Talent – zarówno w Biblii, jak też w potocznym rozumieniu – jest czymś więcej niż natura, jest jej upiększeniem. Oznacza to, że rozwijany ubogaca, natomiast zakopany, nie tylko nie rozwija, ale wręcz niszczy naturę. Komu wiele dano, od tego wiele się wymaga. Tym właśnie jest talent. Człowiek ma talenty naturalne i duchowe. Pierwsze to szczególna inteligencja, wrażliwość, intuicja. Drugie to zdolność do medytacji, modlitwy. Ważna jest też świadomość, że talenty – zarówno naturalne, jak i duchowe – trzeba odkryć, ale nie można między nimi wybierać. Talent to nie dylemat: natura kosztem ducha czy duch kosztem natury.

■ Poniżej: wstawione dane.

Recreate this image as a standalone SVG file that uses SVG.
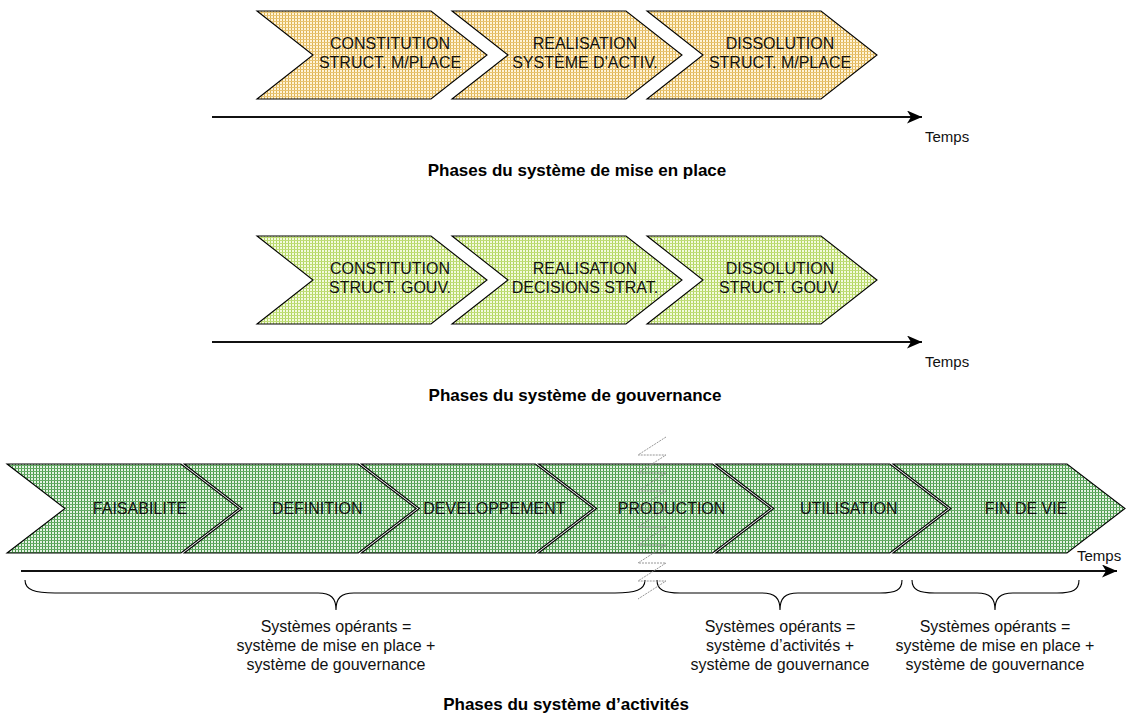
<svg xmlns="http://www.w3.org/2000/svg" width="1126" height="718" viewBox="0 0 1126 718">
<defs>
<pattern id="pTan" width="3" height="3" patternUnits="userSpaceOnUse">
<rect width="3" height="3" fill="#FFF4D8"/>
<rect x="0" y="0" width="1" height="3" fill="#DEB354"/>
<rect x="0" y="0" width="3" height="1" fill="#E8C472"/>
</pattern>
<pattern id="pLime" width="3" height="3" patternUnits="userSpaceOnUse">
<rect width="3" height="3" fill="#F4FADF"/>
<rect x="0" y="0" width="1" height="3" fill="#B2D660"/>
<rect x="0" y="0" width="3" height="1" fill="#C0DD78"/>
</pattern>
<pattern id="pGreen" width="3" height="3" patternUnits="userSpaceOnUse">
<rect width="3" height="3" fill="#E4F2E4"/>
<rect x="0" y="0" width="1" height="3" fill="#4A9A4A"/>
<rect x="0" y="0" width="3" height="1" fill="#66AC66"/>
</pattern>
<marker id="arr" markerUnits="userSpaceOnUse" markerWidth="16" markerHeight="14" refX="15" refY="6.5" orient="auto">
<path d="M0,0 L15,6.5 L0,13 L4,6.5 Z" fill="#000"/>
</marker>
<style>
.chev{stroke:#000;stroke-width:1.1}
.t{font-family:"Liberation Sans",Arial,sans-serif;font-size:16px;fill:#111;text-anchor:middle}
.tm{font-family:"Liberation Sans",Arial,sans-serif;font-size:15px;fill:#111}
.ttl{font-family:"Liberation Sans",Arial,sans-serif;font-size:17px;font-weight:bold;fill:#000;text-anchor:middle}
.axis{stroke:#111;stroke-width:1.8;fill:none}
.brace{stroke:#000;stroke-width:1.1;fill:none}
.brk{stroke:#8a8a8a;stroke-width:0.9;fill:none;stroke-dasharray:2 1}
</style>
</defs>
<rect width="1126" height="718" fill="#fff"/>

<!-- Row 1 -->
<g id="r1c1"><path class="chev" fill="url(#pTan)" d="M257,11 L431,11 L487,55 L431,99 L257,99 L313,55 Z"/>
<text class="t" x="390" y="49">CONSTITUTION</text><text class="t" x="390" y="68">STRUCT. M/PLACE</text></g>
<g id="r1c2"><path class="chev" fill="url(#pTan)" d="M452,11 L626,11 L682,55 L626,99 L452,99 L508,55 Z"/>
<text class="t" x="585" y="49">REALISATION</text><text class="t" x="585" y="68">SYSTÈME D'ACTIV.</text></g>
<g id="r1c3"><path class="chev" fill="url(#pTan)" d="M647,11 L821,11 L877,55 L821,99 L647,99 L703,55 Z"/>
<text class="t" x="780" y="49">DISSOLUTION</text><text class="t" x="780" y="68">STRUCT. M/PLACE</text></g>
<text class="tm" x="925" y="142">Temps</text>
<text class="ttl" x="577" y="176">Phases du système de mise en place</text>

<!-- Row 2 -->
<g id="r2c1"><path class="chev" fill="url(#pLime)" d="M257,236 L431,236 L487,280 L431,324 L257,324 L313,280 Z"/>
<text class="t" x="390" y="274">CONSTITUTION</text><text class="t" x="390" y="293">STRUCT. GOUV.</text></g>
<g id="r2c2"><path class="chev" fill="url(#pLime)" d="M452,236 L626,236 L682,280 L626,324 L452,324 L508,280 Z"/>
<text class="t" x="585" y="274">REALISATION</text><text class="t" x="585" y="293">DECISIONS STRAT.</text></g>
<g id="r2c3"><path class="chev" fill="url(#pLime)" d="M647,236 L821,236 L877,280 L821,324 L647,324 L703,280 Z"/>
<text class="t" x="780" y="274">DISSOLUTION</text><text class="t" x="780" y="293">STRUCT. GOUV.</text></g>
<text class="tm" x="925" y="367">Temps</text>
<text class="ttl" x="575" y="401">Phases du système de gouvernance</text>

<!-- Row 3 -->
<g id="r3c1"><path class="chev" fill="url(#pGreen)" d="M7,464 L181,464 L239,508.5 L181,553 L7,553 L65,508.5 Z"/>
<text class="t" x="140" y="514">FAISABILITE</text></g>
<g id="r3c2"><path class="chev" fill="url(#pGreen)" d="M184.2,464 L358.2,464 L416.2,508.5 L358.2,553 L184.2,553 L242.2,508.5 Z"/>
<text class="t" x="317.2" y="514">DEFINITION</text></g>
<g id="r3c3"><path class="chev" fill="url(#pGreen)" d="M361.4,464 L535.4,464 L593.4,508.5 L535.4,553 L361.4,553 L419.4,508.5 Z"/>
<text class="t" x="494.4" y="514">DEVELOPPEMENT</text></g>
<g id="r3c4"><path class="chev" fill="url(#pGreen)" d="M538.6,464 L712.6,464 L770.6,508.5 L712.6,553 L538.6,553 L596.6,508.5 Z"/>
<text class="t" x="671.6" y="514">PRODUCTION</text></g>
<g id="r3c5"><path class="chev" fill="url(#pGreen)" d="M715.8,464 L889.8,464 L947.8,508.5 L889.8,553 L715.8,553 L773.8,508.5 Z"/>
<text class="t" x="848.8" y="514">UTILISATION</text></g>
<g id="r3c6"><path class="chev" fill="url(#pGreen)" d="M893,464 L1067,464 L1125,508.5 L1067,553 L893,553 L951,508.5 Z"/>
<text class="t" x="1026" y="514">FIN DE VIE</text></g>
<text class="tm" x="1077" y="561">Temps</text>

<g id="connectors">
<line class="axis" x1="212" y1="117" x2="922" y2="117" marker-end="url(#arr)"/>
<line class="axis" x1="212" y1="342" x2="922" y2="342" marker-end="url(#arr)"/>
<line class="axis" x1="21" y1="571" x2="1117" y2="571" marker-end="url(#arr)" style="stroke-width:2.2"/>
<path class="brace" d="M25,580 C25,590 35,593 55,593 L318,593 C331,593 336,598 336,610 C336,598 341,593 354,593 L615,593 C635,593 645,590 645,580"/>
<path class="brace" d="M657,580 C657,590 664,593 680,593 L762,593 C775,593 780,598 780,610 C780,598 785,593 798,593 L880,593 C896,593 902,590 902,580"/>
<path class="brace" d="M912,580 C912,590 919,593 935,593 L977,593 C990,593 995,598 995,610 C995,598 1000,593 1013,593 L1057,593 C1073,593 1079,590 1079,580"/>
<polyline class="brk" points="666,437 638,455 666,455 638,473 666,473 638,491 666,491 638,509 666,509 638,527 666,527 638,545 666,545 638,563 666,563 638,581 666,581 638,599"/>
</g>

<g id="labels">
<text class="t" x="336" y="632">Systèmes opérants =</text>
<text class="t" x="336" y="651">système de mise en place +</text>
<text class="t" x="336" y="670">système de gouvernance</text>
<text class="t" x="780" y="632">Systèmes opérants =</text>
<text class="t" x="780" y="651">système d’activités +</text>
<text class="t" x="780" y="670">système de gouvernance</text>
<text class="t" x="995" y="632">Systèmes opérants =</text>
<text class="t" x="995" y="651">système de mise en place +</text>
<text class="t" x="995" y="670">système de gouvernance</text>
<text class="ttl" x="566" y="710">Phases du système d’activités</text>
</g>
</svg>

Sporo jednak talentów zasypano w imię fałszywej duchowości. Dzisiaj dużo mówi się o kryzysie powołań, o pustoszejących klasztorach. Niektórzy hierarchowie mówią, że gdyby nie brakowało wiary, nie byłoby takich sytuacji. Człowiek jest jednak złożeniem duchowo-cielesnym i wiara wszystkiego nie załatwi. Kościelne instytucje muszą uznać coraz większą świadomość prawa człowieka do rozwoju swoich talentów i nie mogą sprowadzić życia religijnego do zasypywania naturalnych talentów. Nie można oczekiwać od kandydata wyrzeczenia się siebie, to znaczy swoich talentów. Powody są dwa. Po pierwsze, to Bóg jest dawcą talentów, a po drugie, kto daje drugiemu człowiekowi prawo do zasypania ich w moim życiu? Konsekwencje takiej postawy niszczenia talentów są widoczne dla wiary i dla rozumu. Na płaszczyźnie rozumu zabija się samodzielne myślenie, zaś na płaszczyźnie wiary wolność i łaskę. Czy więc takie zmuszanie do wyrzekania się talentów jest posłuszeństwem Bogu czy raczej postawą, którą Ewangelia nazywa „sługą złym i gnuśnym”.

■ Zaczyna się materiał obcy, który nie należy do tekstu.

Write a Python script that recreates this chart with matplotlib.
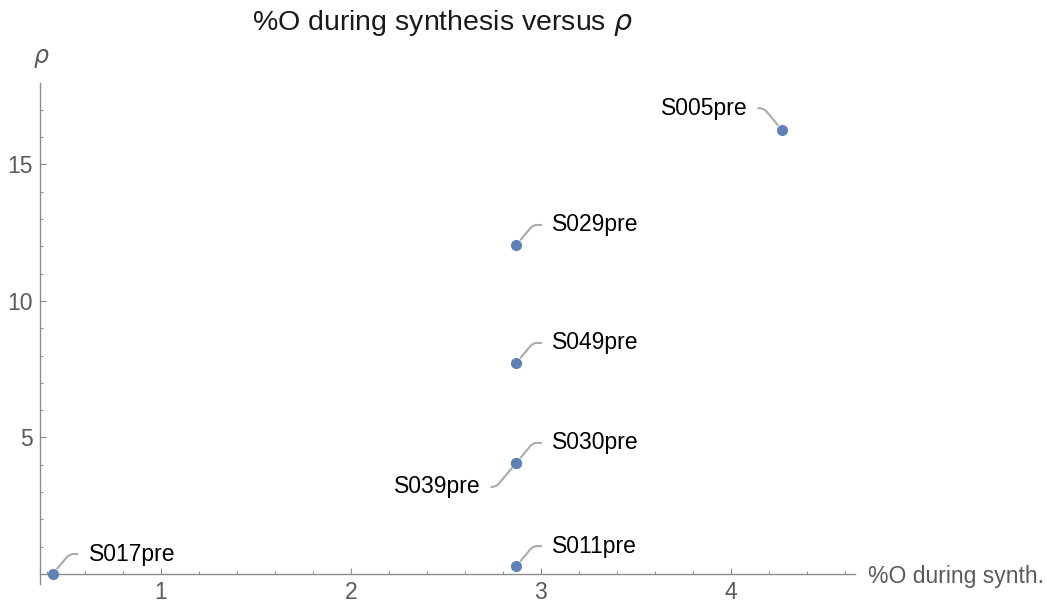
import matplotlib
matplotlib.use("Agg")
import matplotlib.pyplot as plt
from matplotlib.ticker import MultipleLocator

# data
labels = ["S005pre", "S029pre", "S049pre", "S030pre", "S039pre", "S011pre", "S017pre"]
pct_o = [4.27, 2.87, 2.87, 2.87, 2.87, 2.87, 0.43]
rho = [16.25, 12.05, 7.73, 4.07, 4.07, 0.29, 0.0]
# label side: 'ur' upper-right, 'ul' upper-left, 'll' lower-left
sides = ["ul", "ur", "ur", "ur", "ll", "ur", "ur"]
xticks = [1, 2, 3, 4]
yticks = [5, 10, 15]

plt.rcParams['font.family'] = ['Liberation Sans', 'DejaVu Sans']

fig = plt.figure(figsize=(10.47, 6.06), dpi=100)
ax = fig.add_axes([0.0382, 0.037, 0.7784, 0.826])
ax.set_xlim(0.363, 4.653)
ax.set_ylim(-0.35, 17.98)

gray = "#8c8c8c"
ax.spines['top'].set_visible(False)
ax.spines['right'].set_visible(False)
ax.spines['bottom'].set_position(('data', 0))
for s in ('left', 'bottom'):
    ax.spines[s].set_color(gray)
    ax.spines[s].set_linewidth(1.0)

ax.set_xticks(xticks)
ax.set_yticks(yticks)
ax.xaxis.set_minor_locator(MultipleLocator(0.2))
ax.yaxis.set_minor_locator(MultipleLocator(1))
ax.tick_params(which='major', direction='in', length=4, width=0.8, color=gray,
               labelsize=16.5, labelcolor="#5a5a5a", pad=5)
ax.tick_params(which='minor', direction='in', length=2.2, width=0.7, color=gray)

ax.plot(pct_o, rho, 'o', color="#5E81B5", markersize=7, zorder=3, clip_on=False)

offsets = {"ur": (36, 20, 'left'), "ul": (-35, 22, 'right'), "ll": (-36, -24, 'right')}
angles = {"ur": 50, "ul": -50, "ll": 50}
for lab, xv, yv, sd in zip(labels, pct_o, rho, sides):
    dx, dy, ha = offsets[sd]
    ax.annotate(lab, xy=(xv, yv), xytext=(dx, dy), textcoords='offset pixels',
                ha=ha, va='center', fontsize=16.5, color='black',
                arrowprops=dict(arrowstyle='-', color='#ababab', lw=1.5,
                                connectionstyle=f"angle,angleA=0,angleB={angles[sd]},rad=4",
                                shrinkA=6, shrinkB=5))

fig.text(442 / 1047, 1 - 23 / 606, "%O during synthesis versus $\\rho$",
         ha='center', va='center', fontsize=20.5, color='#1a1a1a')
fig.text(41 / 1047, 1 - 58 / 606, "$\\rho$", ha='center', va='center',
         fontsize=17, color='#5a5a5a')
fig.text(868 / 1047, 1 - 577 / 606, "%O during synth.", ha='left', va='center',
         fontsize=16.5, color='#5a5a5a')

fig.savefig("out.png", dpi=100)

Talent ma jeszcze jeden wymiar. Był w czasach pierwotnego Kościoła ceną za wykupienie niewolnika. Sprawiał, że dzięki niemu ktoś odzyskiwał wolność. Czy również dzisiaj talent nie jest ceną za wolność? Jeśli zabija się talent myślenia samodzielnego wychowuje się aparatczyków, niezależnie od opcji. Jeśli zabija się talent wolności i łaski, wychowuje się bezdusznych i często bezmyślnych ewangelizatorów.

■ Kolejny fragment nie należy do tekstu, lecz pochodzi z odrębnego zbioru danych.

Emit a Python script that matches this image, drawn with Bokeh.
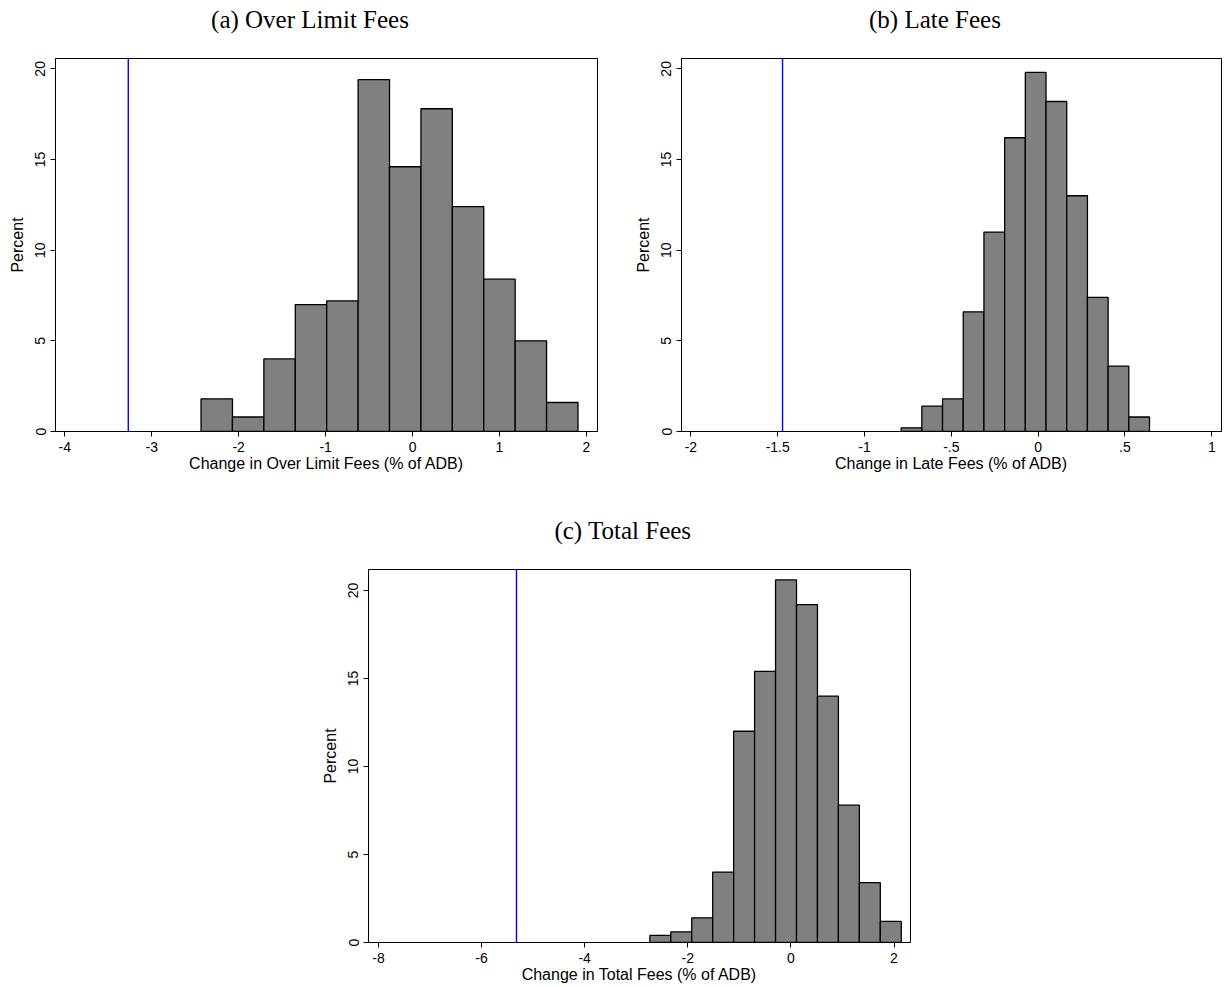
import numpy as np
from bokeh.plotting import figure
from bokeh.models import Range1d, FixedTicker, Span, Spacer, LinearAxis
from bokeh.layouts import row, column
from bokeh.embed import file_html
from bokeh.resources import INLINE

# ---------------- data ----------------
y_ticks = [0, 5, 10, 15, 20]

a_title = "(a) Over Limit Fees"
a_xlabel = "Change in Over Limit Fees (% of ADB)"
a_bin_start = -2.433
a_bin_width = 0.3613
a_percent = [1.8, 0.8, 4.0, 7.0, 7.2, 19.4, 14.6, 17.8, 12.4, 8.4, 5.0, 1.6]
a_actual = -3.27
a_xticks = [-4, -3, -2, -1, 0, 1, 2]
a_xtick_labels = ["-4", "-3", "-2", "-1", "0", "1", "2"]

b_title = "(b) Late Fees"
b_xlabel = "Change in Late Fees (% of ADB)"
b_bin_start = -0.789
b_bin_width = 0.1192
b_percent = [0.2, 1.4, 1.8, 6.6, 11.0, 16.2, 19.8, 18.2, 13.0, 7.4, 3.6, 0.8]
b_actual = -1.472
b_xticks = [-2, -1.5, -1, -0.5, 0, 0.5, 1]
b_xtick_labels = ["-2", "-1.5", "-1", "-.5", "0", ".5", "1"]

c_title = "(c) Total Fees"
c_xlabel = "Change in Total Fees (% of ADB)"
c_bin_start = -2.736
c_bin_width = 0.4064
c_percent = [0.4, 0.6, 1.4, 4.0, 12.0, 15.4, 20.6, 19.2, 14.0, 7.8, 3.4, 1.2]
c_actual = -5.323
c_xticks = [-8, -6, -4, -2, 0, 2]
c_xtick_labels = ["-8", "-6", "-4", "-2", "0", "2"]

SANS = "Liberation Sans"
SERIF = "Liberation Serif"


def panel(title, xlabel, start, width, heights, actual, xticks, xlabels,
          xr, yr, fw, fh, mb):
    heights = np.asarray(heights, dtype=float)
    left = start + width * np.arange(len(heights))
    right = left + width
    p = figure(frame_width=fw, frame_height=fh,
               x_range=Range1d(*xr), y_range=Range1d(*yr),
               output_backend="svg", toolbar_location=None,
               min_border_left=mb[0], min_border_right=mb[1],
               min_border_top=mb[2], min_border_bottom=mb[3])
    p.quad(left=left, right=right, bottom=0, top=heights,
           fill_color="#808080", line_color="black", line_width=1.3)
    p.add_layout(Span(location=actual, dimension="height",
                      line_color="#0000ff", line_width=1.4))
    p.xgrid.visible = False
    p.ygrid.visible = False
    p.background_fill_color = "white"
    p.border_fill_color = "white"
    p.outline_line_color = "black"
    p.outline_line_width = 1
    p.outline_line_alpha = 1

    xa = p.below[0]
    ya = p.left[0]
    for ax in (xa, ya):
        ax.axis_line_color = "black"
        ax.axis_line_width = 1
        ax.major_tick_line_color = "black"
        ax.major_tick_out = 5
        ax.major_tick_in = 0
        ax.minor_tick_line_color = None
        ax.major_label_text_font = SANS
        ax.major_label_text_font_size = "14px"
        ax.major_label_text_color = "black"
        ax.axis_label_text_font = SANS
        ax.axis_label_text_font_size = "16px"
        ax.axis_label_text_font_style = "normal"
        ax.axis_label_text_color = "black"

    xa.ticker = FixedTicker(ticks=list(xticks))
    xa.major_label_overrides = {float(t): l for t, l in zip(xticks, xlabels)}
    xa.axis_label = xlabel
    xa.major_label_standoff = 5
    xa.axis_label_standoff = 0

    ya.ticker = FixedTicker(ticks=y_ticks)
    ya.axis_label = "Percent"
    ya.major_label_orientation = "vertical"
    ya.major_label_standoff = 5
    ya.axis_label_standoff = 7

    # panel title: drawn as the single label of an invisible axis above the frame,
    # centred a little left of the frame centre (as in the source figure)
    tx = xr[0] + (fw / 2 - 16.5) / fw * (xr[1] - xr[0])
    top = LinearAxis(ticker=FixedTicker(ticks=[tx]),
                     major_label_overrides={tx: title},
                     axis_line_color=None, major_tick_line_color=None,
                     minor_tick_line_color=None,
                     major_tick_out=0, major_tick_in=0,
                     major_label_standoff=26,
                     major_label_text_font=SERIF,
                     major_label_text_font_size="25px",
                     major_label_text_color="black")
    p.add_layout(top, "above")
    return p


fa = panel(a_title, a_xlabel, a_bin_start, a_bin_width, a_percent, a_actual,
           a_xticks, a_xtick_labels, (-4.107, 2.127), (0, 20.57),
           542, 373, (55, 23, 58, 47))
fb = panel(b_title, b_xlabel, b_bin_start, b_bin_width, b_percent, b_actual,
           b_xticks, b_xtick_labels, (-2.054, 1.056), (0, 20.57),
           540, 373, (61, 2, 58, 47))
fc = panel(c_title, c_xlabel, c_bin_start, c_bin_width, c_percent, c_actual,
           c_xticks, c_xtick_labels, (-8.193, 2.32), (0, 21.19),
           542, 373, (56, 5, 91, 30))

layout = column(row(fa, fb, spacing=0),
                row(Spacer(width=312, height=10), fc, spacing=0),
                spacing=0)

open("out.html", "w").write(file_html(layout, INLINE))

Chyba już najwyższy czas na powrót do odkrywania talentów. Kościół uczył tego zawsze. Wystarczy przypomnieć, ile wynalazków, z których dzisiaj korzystamy powstało w klasztorach. Jeśli więc nie powrócimy do odwagi samodzielnego myślenia (talent rozumu) i do głębokiej i osobistej relacji z Bogiem (talent wiary), wtedy pozostaniemy dla świata i dla Kościoła „sługami złymi i gnuśnymi”.